You can launch lawsuit after lawsuit against your employer, but you will be wasting your money — and endangering your employment potential — unless you have a real case. Here are a few examples of legitimate cases you might have against an employer and what you can do to get your due.
It is natural to feel frustrated and upset when you get let go from a position, and you might even feel that your termination was unfair. However, you shouldn’t sue your employer for wrongful termination unless your termination falls into a particular category that is possible to litigate. In truth, you can sue your employer over any termination, but you will likely be wasting your time and money — and get nothing to show for the lawsuit — unless your termination was the result of something like the following:
- Sexual harassment
- Hostile work environment
- Race discrimination
- Violation of the Family and Medical Leave Act
- Wage and hour disputes
Technically, termination for whistleblowing on your employer — that is, reporting fraud, abuse, corruption or other public concerns — is a legal issue called “retaliation,” which is also a good reason to fight your former employer, but you should hire experienced retaliation attorneys, like those at Halunen Law, instead of a run-of-the-mill employment law attorney.
Unfortunately, you can be discriminated against at work without suffering a wrongful termination. In fact, a study on U.S. employees found that roughly three in five American workers have either witnessed or personally experienced discrimination based on age, race, gender or sexual orientation. Yet, as with other employment cases, you shouldn’t launch a lawsuit simply because you feel that you are treated unfairly. To win a discrimination case, you need evidence that your employer is treating you differently, like unequal pay, failure to grant reasonable accommodations or exclusion from coworkers. The more evidence you have, and the more detailed your evidence, the better.
Like discrimination, harassment can occur without termination. Unlike discrimination, harassment involves inappropriate behavior, especially that which makes you feel unwanted or uncomfortable. Often, harassment is difficult to prove because it tends to occur in person, in environments without witnesses, and the inappropriate behavior can be subtle or easy to explain away. Bullying by coworkers is a common example of harassment, but you might also experience harassment as suggestive facial expressions or turns of phrase. If you plan to file a harassment claim, you need plenty of documentation of the behavior, such as complaints to management and HR.
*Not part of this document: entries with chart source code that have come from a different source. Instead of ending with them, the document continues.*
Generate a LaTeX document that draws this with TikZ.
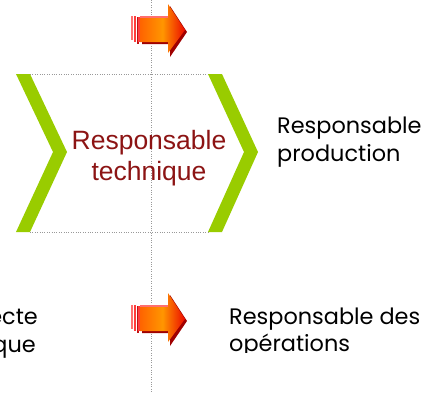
\documentclass[tikz,border=0pt]{standalone}
\usepackage{fontspec}
\setmainfont{Liberation Sans}
\newfontfamily\geofont{Poppins}
\definecolor{chevgreen}{RGB}{153,204,0}
\definecolor{techred}{RGB}{140,20,20}
\definecolor{arrshadow}{RGB}{160,0,0}
\definecolor{arrorange}{RGB}{255,150,0}
\definecolor{arrleft}{RGB}{255,100,0}
\definecolor{arrright}{RGB}{235,10,0}
\definecolor{stripeA}{RGB}{255,110,110}
\definecolor{stripeB}{RGB}{255,60,60}
\definecolor{stripeC}{RGB}{190,20,20}
\tikzset{
  guide/.style={draw=gray!80, line width=0.8pt, dash pattern=on 1pt off 1.4pt},
  chev/.style={fill=chevgreen, draw=none},
  roletext/.style={font=\geofont\fontsize{22.4}{28}\selectfont, text=black, inner sep=0pt},
  techtext/.style={font=\fontsize{26.5}{31}\selectfont, text=techred, inner sep=0pt},
  pics/fatarrow/.style={code={
    \fill[arrshadow] (11,-10) -- (39,-10) -- (39,-24) -- (56,2) -- (39,27) -- (39,14) -- (11,14) -- cycle;
    \shade[left color=arrleft, right color=arrright, middle color=arrorange]
      (9,-12) -- (37,-12) -- (37,-26) -- (54,0) -- (37,23) -- (37,12) -- (9,12) -- cycle;
    \draw[stripeA, line width=1.5pt] (9,-13.2) -- (37,-13.2);
    \fill[stripeA] (0,-14) rectangle (2,10);
    \fill[stripeB] (3,-14) rectangle (5,12);
    \fill[stripeC] (6,-13) rectangle (8,14);
    \fill[stripeB] (7,-13) rectangle (9,12);
  }}
}
\begin{document}
\begin{tikzpicture}[x=1pt, y=-1pt]
\useasboundingbox (0,0) rectangle (426,392);
% vertical guide
\coordinate (vtop) at (151,0);
\coordinate (vbot) at (151,392);
\draw[guide] (vtop) -- (vbot);
% horizontal guides
\coordinate (htl) at (30,74);
\coordinate (htr) at (208,74);
\coordinate (hbl) at (30,232);
\coordinate (hbr) at (208,232);
\draw[guide] (htl) -- (htr);
\draw[guide] (hbl) -- (hbr);
% chevrons
\fill[chev] (16,74) -- (30,74) -- (67,152) -- (30,232) -- (16,232) -- (53,152) -- cycle;
\fill[chev] (208,74) -- (222,74) -- (258,152) -- (222,232) -- (208,232) -- (244,152) -- cycle;
% arrows
\pic at (131,30) {fatarrow};
\pic at (131,319) {fatarrow};
% texts
\node[techtext, anchor=base] (techA) at (149,149) {Responsable};
\node[techtext, anchor=base] (techB) at (149,180) {technique};
\node[roletext, anchor=base west] (prodA) at (277,133) {Responsable};
\node[roletext, anchor=base west] (prodB) at (277,161) {production};
\node[roletext, anchor=base east] (archA) at (38,324) {Architecte};
\node[roletext, anchor=base east] (archB) at (36,352) {technique};
\node[roletext, anchor=base west] (opsA) at (229,324) {Responsable des};
\begin{scope}
\clip (200,330) rectangle (426,352);
\node[roletext, anchor=base west] (opsB) at (229,351) {opérations};
\end{scope}
\end{tikzpicture}
\end{document}
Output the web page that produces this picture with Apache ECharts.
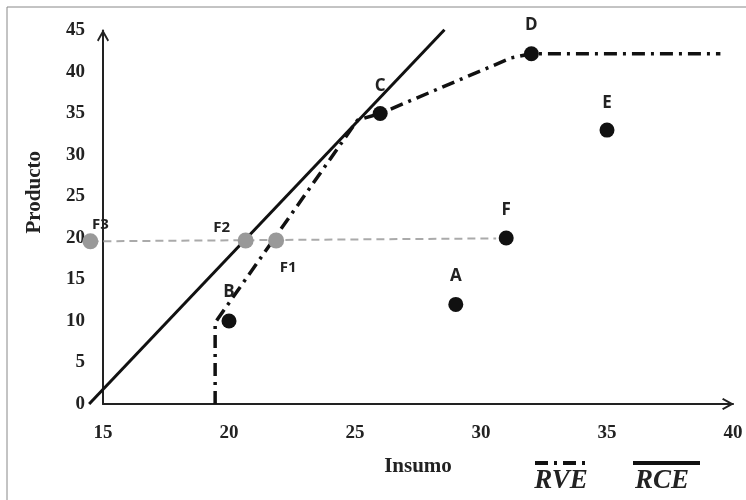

Everyone makes mistakes, even employers. While one incorrect paycheck shouldn’t be a significant cause for concern, you might need to file a lawsuit if your employer consistently makes payment mistakes and refuses to rectify them. Still, before you start legal action, you should pursue every possible avenue for payment correction, from talking to your manager to talking to HR to making sure you didn’t make your own mistake clocking in or out. If you are absolutely not at fault and your boss tries to dissuade you from seeking your full, owed compensation, you need to talk to an attorney about your options.
Your workplace should do everything in its power to keep its employees safe. Thus, you have the right to file a workplace injury lawsuit even if your employer conforms to OSHA rules and regulations. Though many workers think of workplace injuries as issues like toxic chemical exposure, damage from falling objects or slips or violence from a coworker, the truth is that you can have a successful lawsuit for white-collar injuries like carpal tunnel syndrome or spinal compression if your evidence of workplace negligence is sound. As always, you should take the time to document your injury well, keeping evidence of doctor’s visits and HR complaints, which can be valuable during the course of your lawsuit.
Even if you love your employer and want to see them succeed, you should be willing to file a lawsuit if you are not being treated fairly at your job. You should pay attention to your workplace environment and keep your own records of interactions, just in case you do need to develop a legal case against your employer.